In three consistories, Pope Francis created 44 new red hats, and only five of them went to curial positions: the 2014 consistory gave three red hats to the curia, the 2015 consistory gave just one. This upcoming consistory will see the elevation of Bishop Kevin Farrell, who has just taken the post of Prefect of the Dicastery Laity, Family and Life.

This way, Pope Francis has broken the tradition that a bishop was going to get a red hat once he reached a particular post. Another move to break careerism was the choice to avoid considering some dioceses as automatic cardinal seats, a traditional view. This is the reason why the Archdioceses of Turin, Bologna and Palermo in Italy, traditionally led by a cardinal, are still without a red hat, as well as the Patriarchate of Venice.

Even the U.S. archdioceses of Philadelphia and Los Angeles are not led by a cardinal, as they once were.

This way, Pope Francis wants to show that there are no “rank A” and “rank B” dioceses, and that every bishop – no matter where he comes from or how important and large the diocese he administers – can become a cardinal.
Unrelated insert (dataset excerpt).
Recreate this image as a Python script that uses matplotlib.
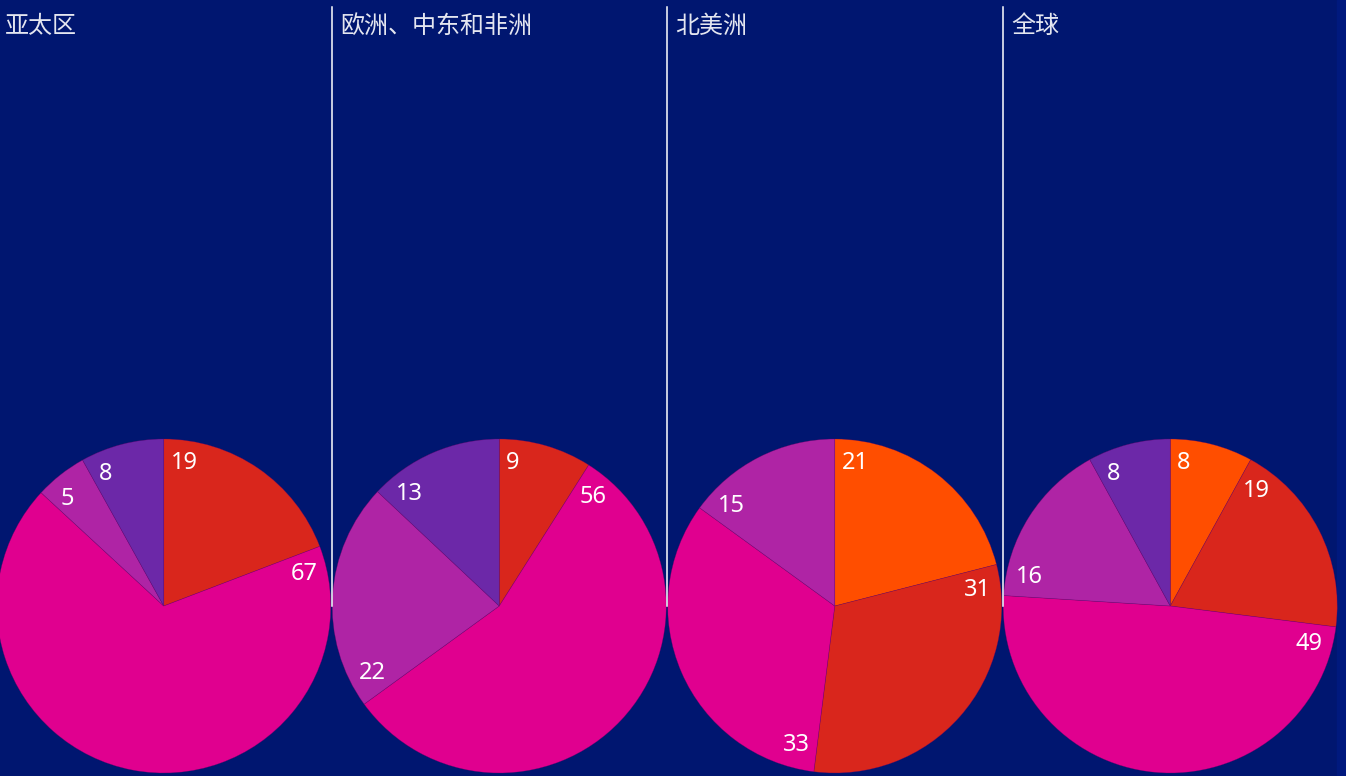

Pope Francis will also elevate four bishops who have already turned 80, but even in this case the red hat is not simply an honorific sign. With Archbishops Anthony Soter Fernandez, emeritus of Kuala Lumpur in Malaysia and Sebastian Koto Khoarai, emeritus of Mohale’s Hoek in Lesotho, Pope Francis has once more emphasized his focus on the Church of the peripheries.

With Archbishop Renato Corti, emeritus of Novara, the Pope awarded a passionate preacher who preached St. John Paul II’s final Lenten Spiritual Exercises for the curia in 2005. Pope Francis called on him to write the Good Friday Meditation at Rome’s Coliseum this year.

Finally, the Pope will elevate Father Ernest Simoni, the Albanian priest who moved the Pope to tears for his testimony about the persecution he endured under Albania’s atheistic regime. The persecuted and peripheral Church of Albania, the first European Church Pope Francis visited during his pontificate, is thus in the spotlight again.